2. Balance sheet quality is paramount
"Companies which are heavily indebted may not survive the next couple of years. This may seem extreme but that is what we are dealing with at the moment. Companies with low or sustainable gearing, and which therefore have a degree of self-determination over their future and developing their business, are relatively very attractive."
3. Be wary of unsustainable historic dividends
"Companies have had free and easy access to very cheap debt for a long time. This has led many companies to borrow to fund share buybacks, special dividends and supernormal dividend growth. That borrowing has now been completely cut off, and those companies that over-engineered their position and have cyclical earnings streams are going to be in trouble."
4. Look for companies with resilient earnings
"Earnings are under pressure right across the market, but investors can mitigate that risk by looking for companies with more defendable earnings. That means companies with big franchises, big market shares and companies that have leverage over their competitors or their suppliers. These companies can eke out a bit more market share or a better margin."
5. Think big
"Big brands have the kind of footprint that will allow them to survive through what is clearly a difficult environment. Companies like Vodafone, Centrica and National Grid are all likely to outperform. These all operate in areas where spending remains necessary; other attractive areas include food retailers and pharmaceutical companies."
6. Don't trust company directors' dealing
"As the market moved into the downturn, there were plenty of examples of company directors buying up stock in their own companies. These directors assumed they knew better than the stock market and were bottom fishing, but so far they have been proved wrong. Now directors' activity has slowed, as company outlook statements broadly indicate that times are tough and are unlikely to improve in the near-term."
7. Avoid the temptation to become a short-term trader
"Cartesian's skill is as an investment manager, not as a trader. Investment views need to be made on at least a one year basis, and a bear market does not change that. At Cartesian the average holding period is around two years, and that is unlikely to be affected by the current environment."
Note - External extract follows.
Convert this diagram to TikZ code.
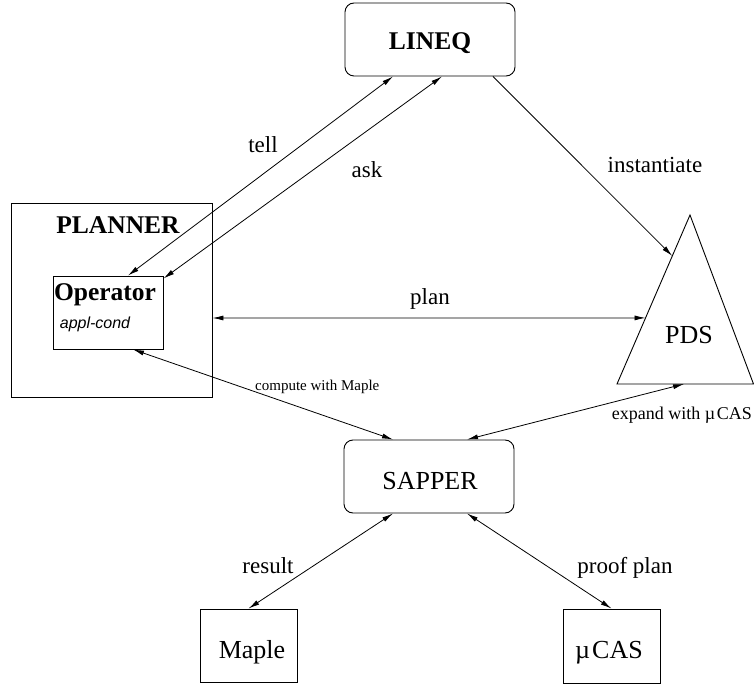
\documentclass[tikz,border=0pt]{standalone}
\usepackage{fontspec}
\setmainfont{Liberation Serif}
\newfontfamily\helv{Liberation Sans}
\usetikzlibrary{arrows.meta,calc}
\tikzset{
  rbox/.style={draw, rounded corners=9pt, line width=0.9pt, inner sep=0pt},
  sbox/.style={draw, line width=0.9pt, inner sep=0pt},
  txt/.style={inner sep=0pt, anchor=base, font=\fontsize{26}{26}\selectfont},
  btxt/.style={inner sep=0pt, anchor=base, font=\bfseries\fontsize{25.5}{26}\selectfont},
  lbl/.style={inner sep=0pt, anchor=base, font=\fontsize{23}{23}\selectfont},
  slbl/.style={inner sep=0pt},
  tip/.tip={Latex[length=11pt,width=5pt]},
  link/.style={line width=0.8pt, tip-tip},
  olink/.style={line width=0.8pt, -tip},
}
\begin{document}
\begin{tikzpicture}[x=1pt,y=-1pt]
\useasboundingbox (0,0) rectangle (754,684);
% boxes
\node[rbox, minimum width=170pt, minimum height=73pt] (lineq) at (430,39.5) {};
\node[btxt] (lineqT) at (430,50) {LINEQ};
\node[sbox, minimum width=201pt, minimum height=194pt] (planner) at (111.5,300) {};
\node[btxt] (plannerT) at (118,234) {PLANNER};
\node[sbox, minimum width=110pt, minimum height=73pt] (op) at (108,312.5) {};
\node[btxt] (opT) at (105,300) {Operator};
\node[inner sep=0pt, anchor=base, font=\helv\itshape\fontsize{16}{16}\selectfont] (opC) at (95,328) {appl-cond};
% PDS triangle
\coordinate (pdsTop) at (690,215);
\coordinate (pdsBL) at (617,384);
\coordinate (pdsBR) at (753.5,384);
\draw[line width=0.9pt] (pdsTop) -- (pdsBL) -- (pdsBR) -- cycle;
\node[txt] (pdsT) at (689,343) {PDS};
\coordinate (pdsInst) at ($(pdsTop)!0.2426!(pdsBL)$);
\coordinate (pdsPlan) at ($(pdsTop)!0.609!(pdsBL)$);
\coordinate (pdsExp) at ($(pdsBL)!0.491!(pdsBR)$);
\node[rbox, minimum width=170pt, minimum height=73pt] (sapper) at (429,476.5) {};
\node[txt] (sapperT) at (430,489) {SAPPER};
\node[sbox, minimum width=97pt, minimum height=73pt] (maple) at (248.5,645.5) {};
\node[txt] (mapleT) at (252,658) {Maple};
\node[sbox, minimum width=97pt, minimum height=74pt] (mucas) at (611.5,646) {};
\node[txt] (mucasT) at (609,658) {µ\kern2pt CAS};
% connectors
\draw[link] ([xshift=-37pt]lineq.south) -- ([xshift=20pt]op.north);
\draw[link] ([xshift=12pt]lineq.south) -- ([yshift=-3pt]op.north east);
\draw[olink] ([xshift=63pt]lineq.south) -- (pdsInst);
\draw[link] ([yshift=-18pt]planner.east) -- (pdsPlan);
\draw[link] ([xshift=25pt]op.south) -- ([xshift=-36pt]sapper.north);
\draw[link] (pdsExp) -- ([xshift=38pt]sapper.north);
\draw[link] ([xshift=-36pt]sapper.south) -- (maple.north);
\draw[link] ([xshift=38pt]sapper.south) -- (mucas.north);
% labels
\node[lbl] (lTell) at (263,153) {tell};
\node[lbl] (lAsk) at (367,178) {ask};
\node[lbl] (lInst) at (655,173) {instantiate};
\node[lbl] (lPlan) at (430,305) {plan};
\node[slbl, anchor=base west, font=\fontsize{15}{15}\selectfont] (lComp) at (255,390) {compute with Maple};
\node[slbl, anchor=base east, font=\fontsize{18}{18}\selectfont] (lExp) at (752,419) {expand with µ\kern1.5pt CAS};
\node[lbl] (lRes) at (268,573) {result};
\node[lbl] (lProof) at (625,573) {proof plan};
\end{tikzpicture}
\end{document}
8. Don't be afraid to hold a more concentrated portfolio
"In a bear market the number of attractive stock ideas tends to fall. Over the past year, the Cartesian UK Opportunities Fund has moved to a more concentrated core of around 40 holdings. As and when opportunities arise, new positions will of course be added. However, the important lesson is not to hold low conviction stocks just for the sake of being diversified."
9. Think independently
"Don't be fooled by consensus thinking or the latest fashion. Fundamental analysis of balance sheets and earnings will give a clear picture of companies' future prospects. This then allows a portfolio to be built up from individual holdings - "bottom up" - without having to worry about forming a view on overarching macroeconomic or benchmark themes."
10. Be patient
"The UK stock market will recover, but not overnight. At the moment the market is still very difficult and it would be foolish to invest expecting the market to bounce back straightaway. Cartesian expects the market to recover only when the macro statistics show that borrowing has come down (and saving going up), unemployment is peaking and the housing market has bottomed out."